All three chapters relate to the wider contexts of policies, laws, theories and practices, as we shall see below.

 

Chapter 52

This chapter relates to the wider contexts of laws and policies regarding children. It also is set in the context of the literature on work with children and families. Although the immediate context is work with the child and young person, the family should always be, and in these cases is, a relevant context. Even if family members are not present, the family as an ideology (set of beliefs and values) is still present in the mind of a child or young person and this aspect has to be checked out in the process of assessment through to review and evaluation of the work.

 

Chapter 53

This chapter on health and social care work with adults is set in the wider context of laws, policies, theories, research and practice regarding adults, vulnerable adults, adults’ needs and responding to them.

 

Chapter 54

In this chapter, we make a concerted effort to tackle residential and day services from the viewpoint of all the learning gained during this book. This means we are better placed than we would have been near the start of the book to take a critical view of residential settings and day care settings in particular. This chapter should be read in conjunction with the Resource File which follows, on theories and models of residential care. The purpose of this is to introduce frameworks to enable us to be critical of these settings. We can also apply this critical thinking to day services.

 

Part IX

This single chapter in the last part of the book picks up the thread running through chapters 1 and 34, concerning personal and professional development. The wider context concerns adult learning and lifelong learning. There are questions for the reader about what progress has been made and what comes next.

 

Chapter 55

This chapter relates to the broader context of ideas informing adult learning and lifelong education.
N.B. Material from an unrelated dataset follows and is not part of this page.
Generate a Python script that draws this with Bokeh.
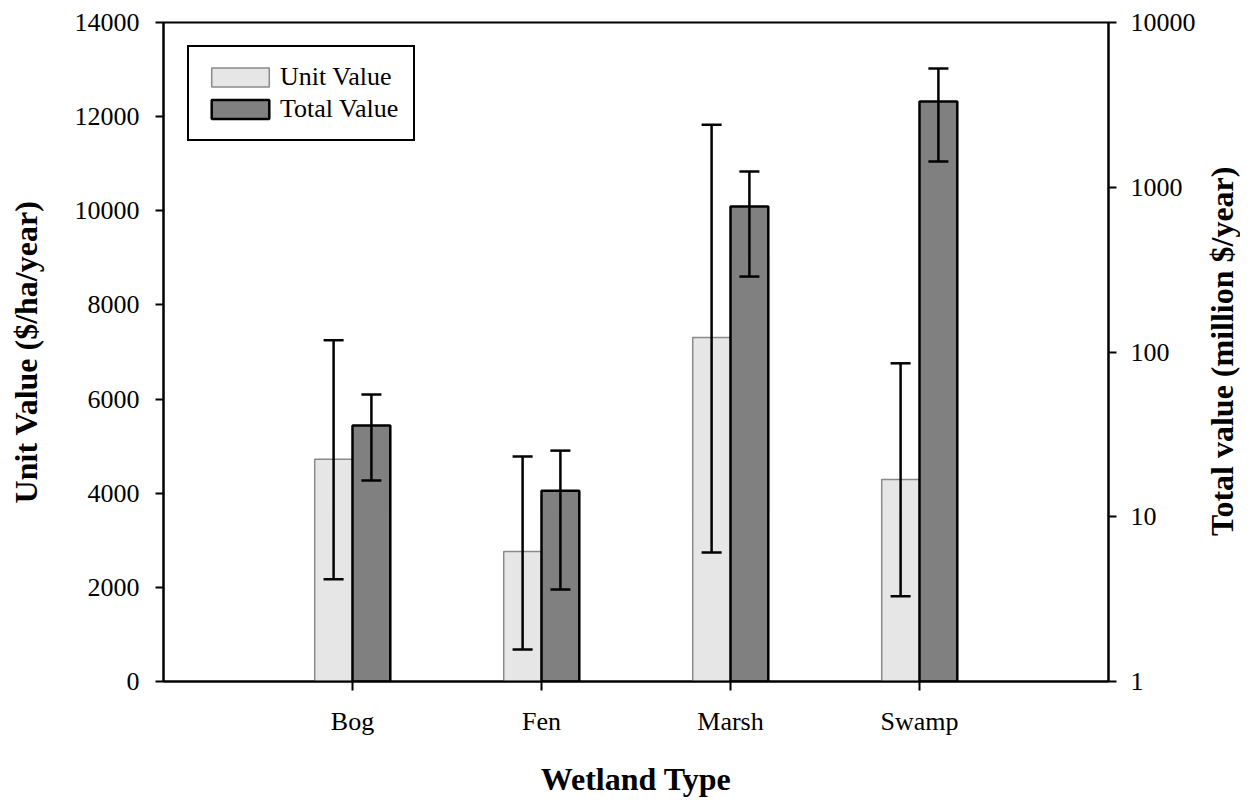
import math
from bokeh.plotting import figure
from bokeh.layouts import row
from bokeh.models import (Range1d, LogScale, LogAxis, LinearAxis, FixedTicker, Div,
                          Legend, LegendItem, BasicTickFormatter, ColumnDataSource)
from bokeh.embed import file_html
from bokeh.resources import INLINE

categories = ["Bog", "Fen", "Marsh", "Swamp"]
unit_value = [4720, 2760, 7310, 4290]
unit_upper = [7250, 4780, 11830, 6760]
unit_lower = [2170, 680, 2740, 1810]
total_value = [35.8, 14.4, 764, 3315]
total_upper = [55.2, 25.2, 1247, 5258]
total_lower = [16.6, 3.62, 287, 1433]
left_ticks = [0, 2000, 4000, 6000, 8000, 10000, 12000, 14000]
right_ticks = [1, 10, 100, 1000, 10000]

FONT = "Liberation Serif"
BAR_W = 0.2
CAP = 0.053

pos = [i + 1 for i in range(len(categories))]
ux = [x - BAR_W / 2 for x in pos]
tx = [x + BAR_W / 2 for x in pos]

xr = Range1d(0, 5)
yrng = Range1d(0, 14000)
p = figure(width=1200, height=802, x_range=xr, y_range=yrng,
           output_backend="svg", toolbar_location=None,
           x_axis_location=None, y_axis_location=None,
           min_border_left=163, min_border_right=92, min_border_top=22, min_border_bottom=121)
p.extra_y_ranges = {"log": Range1d(1, 10000)}
p.extra_y_scales = {"log": LogScale()}
p.xgrid.visible = False
p.ygrid.visible = False
p.outline_line_color = "black"
p.outline_line_width = 2
p.outline_line_alpha = 1
p.background_fill_color = "white"
p.border_fill_color = "white"

def style_axis(ax, font_size="26px"):
    ax.axis_line_width = 2
    ax.axis_line_color = "black"
    ax.major_tick_line_width = 2
    ax.major_tick_line_color = "black"
    ax.major_tick_in = 0
    ax.major_tick_out = 8
    ax.minor_tick_line_color = None
    ax.major_label_text_font = FONT
    ax.major_label_text_font_size = font_size
    ax.major_label_text_color = "black"
    ax.axis_label_text_font = FONT
    ax.axis_label_text_font_style = "bold"
    ax.axis_label_text_font_size = "32px"
    ax.axis_label_text_color = "black"

yl = LinearAxis(ticker=FixedTicker(ticks=left_ticks), axis_label="Unit Value ($/ha/year)",
                formatter=BasicTickFormatter(use_scientific=False))
style_axis(yl)
yl.major_label_standoff = 16
yl.axis_label_standoff = 28
p.add_layout(yl, "left")

yr = LogAxis(y_range_name="log", ticker=FixedTicker(ticks=right_ticks),
             formatter=BasicTickFormatter(use_scientific=False))
style_axis(yr)
yr.major_label_standoff = 14
p.add_layout(yr, "right")

xa = LinearAxis(ticker=FixedTicker(ticks=pos), axis_label="Wetland Type",
                major_label_overrides={x: c for x, c in zip(pos, categories)})
style_axis(xa)
xa.major_tick_out = 9
xa.major_label_standoff = 16
xa.axis_label_standoff = 22
p.add_layout(xa, "below")

usrc = ColumnDataSource(dict(x=ux, top=unit_value, up=unit_upper, lo=unit_lower,
                             cl=[x - CAP for x in ux], cr=[x + CAP for x in ux]))
tsrc = ColumnDataSource(dict(x=tx, top=total_value, up=total_upper, lo=total_lower,
                             bottom=[1] * len(tx),
                             cl=[x - CAP for x in tx], cr=[x + CAP for x in tx]))

r_unit = p.vbar(x="x", top="top", bottom=0, width=BAR_W, source=usrc,
                fill_color="#e6e6e6", line_color="#8a8a8a", line_width=1.5)
r_total = p.vbar(x="x", top="top", bottom="bottom", width=BAR_W, source=tsrc,
                 y_range_name="log", fill_color="#808080", line_color="black", line_width=2.5)

# unit error bars
p.segment(x0="x", y0="lo", x1="x", y1="up", source=usrc, line_color="black", line_width=2.5)
p.segment(x0="cl", y0="up", x1="cr", y1="up", source=usrc, line_color="black", line_width=2.5)
p.segment(x0="cl", y0="lo", x1="cr", y1="lo", source=usrc, line_color="black", line_width=2.5)
# total error bars
p.segment(x0="x", y0="lo", x1="x", y1="up", source=tsrc, y_range_name="log",
          line_color="black", line_width=2.5)
p.segment(x0="cl", y0="up", x1="cr", y1="up", source=tsrc, y_range_name="log",
          line_color="black", line_width=2.5)
p.segment(x0="cl", y0="lo", x1="cr", y1="lo", source=tsrc, y_range_name="log",
          line_color="black", line_width=2.5)

legend = Legend(items=[LegendItem(label="Unit Value", renderers=[r_unit]),
                       LegendItem(label="Total Value", renderers=[r_total])],
                location=(24, 540))
legend.border_line_color = "black"
legend.border_line_width = 2
legend.border_line_alpha = 1
legend.background_fill_color = "white"
legend.background_fill_alpha = 1
legend.label_text_font = FONT
legend.label_text_font_size = "26px"
legend.label_text_color = "black"
legend.glyph_width = 72
legend.glyph_height = 24
legend.label_height = 29
legend.spacing = 2
legend.padding = 15
legend.margin = 0
legend.label_standoff = 4
p.add_layout(legend, "center")

# right axis title, reading bottom-to-top like the left one
right_title = Div(
    text=("<div style=\"writing-mode: vertical-rl; transform: rotate(180deg); "
          "width: 44px; height: 703px; line-height: 44px; text-align: center; "
          "font-family: 'Liberation Serif'; font-weight: bold; font-size: 32px; "
          "color: black; white-space: nowrap;\">Total value (million $/year)</div>"),
    width=50, height=802, margin=0)

layout = row(p, right_title, spacing=0)
open("out.html", "w").write(file_html(layout, INLINE))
It refers in particular to the work of Paulo Freire in Latin America, which relates in particular to the sociology and psychology of learning and education and to sociological research into inequalities of opportunity and power in society. The significance of his work is that he regarded education not simply as a matter of filling people, like empty vessels, with knowledge, but regarded education as a means of consciousness-raising, enabling people to understand their circumstances and liberate themselves from the bonds of poverty and ignorance which had perpetuated oppression and the powerlessness of previous generations.

We hope that by the time you finish this book you will feel empowered and able to progress to a further course of study, equipped to question ideas, review policy and practice - including your own - critically, using evidence from your learning and experience to continue your professional and personal development.